Back at the condo we made fried squid for special New Year’s Eve appetizers, another Pajaro treat, then we had tacos for New Year’s Eve dinner. We also went down to the beach at sunset as Lela want to get a bunch of photographs of her doing dance moves against the sunset. We got a bunch of good photos!
On New Year’s day we went to the forest of Nisene Marks for a hike. The park is a long, skinny one with a single paved access road going from the entrance to a point several miles deep within the park. The hikes all branch off from this road. There are a bunch of little hikes down near the park entrance, but the big hikes are deep in the park toward the end of the road. The little hikes are good for young families, and we’d done a number of those before, but we had our eyes on a bigger hike deep in the park.
However, we didn’t fully realize the importance of the park’s layout when we started the day. So we didn’t handle the timing optimally: by the time we arrived in the mid-morning there was no more parking at the far end of the road where the big hikes started. So we parked a couple blocks outside the park, in town, which meant hiking the length of the paved road – several miles – before we could even get to an interesting trailhead. Plus, hiking on the road meant being around other hikers, including those who were not into nature and had kids on little bikes and loud radios in their bike baskets. Also, to complicate matters, my boots were falling apart, with the sole coming off like a big flap, and I was worried about fording creeks with my disintegrating boots. So the day did not go as planned. In the end we took a modest hike from the road, then turned back in the early afternoon, which was a bit disappointing.

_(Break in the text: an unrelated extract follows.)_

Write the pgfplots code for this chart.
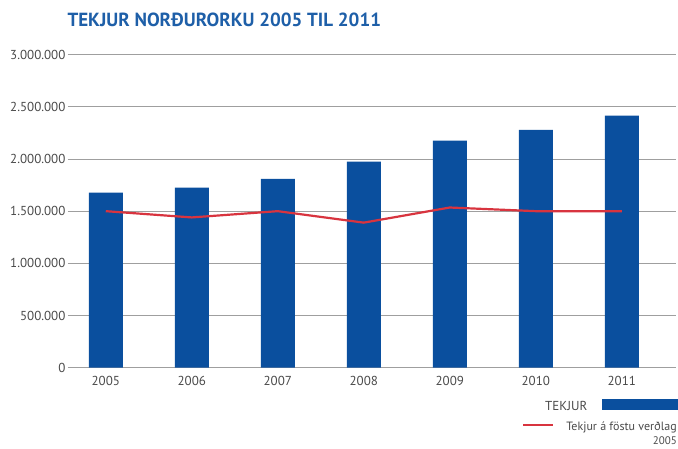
\documentclass[border=0pt]{standalone}
\usepackage{pgfplots}
\pgfplotsset{compat=1.18}
\usepackage{fontspec}
\setmainfont{PT Sans}
\definecolor{barblue}{HTML}{0A4F9E}
\definecolor{linered}{HTML}{D8343F}
\definecolor{titleblue}{HTML}{1E5FA8}
\definecolor{txtgray}{HTML}{4A4A4A}
\begin{document}
\begin{tikzpicture}[x=1pt,y=1pt]
\begin{axis}[
  at={(79,77)}, anchor=south west,
  scale only axis, width=608pt, height=313pt,
  xmin=-0.44, xmax=6.63, ymin=0, ymax=3000000,
  axis line style={draw=none}, tick style={draw=none},
  ymajorgrids, grid style={gray!75, line width=0.8pt},
  xtick={0,1,2,3,4,5,6}, xticklabels={2005,2006,2007,2008,2009,2010,2011},
  ytick={0,500000,1000000,1500000,2000000,2500000,3000000},
  yticklabels={0,500.000,1.000.000,1.500.000,2.000.000,2.500.000,3.000.000},
  scaled y ticks=false,
  yticklabel style={font=\fontsize{13}{13}\selectfont, text=txtgray, xshift=1pt},
  xticklabel style={font=\fontsize{13}{13}\selectfont, text=txtgray, yshift=-5pt},
  clip=false,
]
\addplot[ybar, bar width=34pt, fill=barblue, draw=none] coordinates {
  (0,1677000) (1,1725000) (2,1810000) (3,1975000) (4,2176000) (5,2280000) (6,2415000)};
\addplot[sharp plot, linered, line width=2.2pt] coordinates {
  (0,1500000) (1,1440000) (2,1500000) (3,1390000) (4,1535000) (5,1500000) (6,1500000)};
\end{axis}
\node[anchor=west, font=\bfseries\fontsize{19}{19}\selectfont, text=titleblue] at (64,428) {TEKJUR NORÐURORKU 2005 TIL 2011};
\node[anchor=base west, font=\fontsize{13}{13}\selectfont, text=txtgray, inner sep=0pt] at (545,38) {TEKJUR};
\fill[barblue] (602,38) rectangle (700,49);
\draw[linered, line width=2.5pt] (523,23) -- (553,23);
\node[anchor=base east, font=\fontsize{12}{12}\selectfont, text=txtgray, inner sep=0pt] at (677,18) {Tekjur á föstu verðlag};
\node[anchor=base east, font=\fontsize{11}{11}\selectfont, text=txtgray, inner sep=0pt] at (677,4) {2005};
\pgfresetboundingbox
\path[use as bounding box] (0,0) rectangle (678,448);
\end{tikzpicture}
\end{document}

(However, a few weeks later, using what we’d learned that day, we DID manage to get to the park early enough to park at the end of the raid, and we did manage to do an amazing trail to a waterfall, which was very gratifying and vindicating.)
Once we were out of the park we went to Mentone, David Kinch’s new pizza and pub-Italian restaurant (I just invented that term but it seems appropriate) in Aptos. Mentone had opened right before the pandemic so they’d had to change directions fast in order to survive, so they had switched to just pizza and all take-out. We got there as they opened, and we ordered three pizzas to share, which we took to a nearby city park. The pizzas were AMAZING. Fabulous thin crust, with innovative Neapolitan-Californian toppings. They were great and a huge hit with the entire family. We knew we’d be back!
On our last day, January 2nd, we had an easier day. The weather had turned on us, and we’d done most of the hikes we could think of, and we were pretty wiped out after hiking every day for five straight days. So we worked on the Milenium Falcon, and baked chocolate chip cookies in the afternoon, and had platters of nachos for dinner. It was a good day!
Then on January 3rd, we came home! It had felt really good to get out of our routine and out of the house. We spent five great days hiking together on beautiful trails and getting physically tired outside, and eating fun foods and putting together Legos and making cookies. It was a great vacation!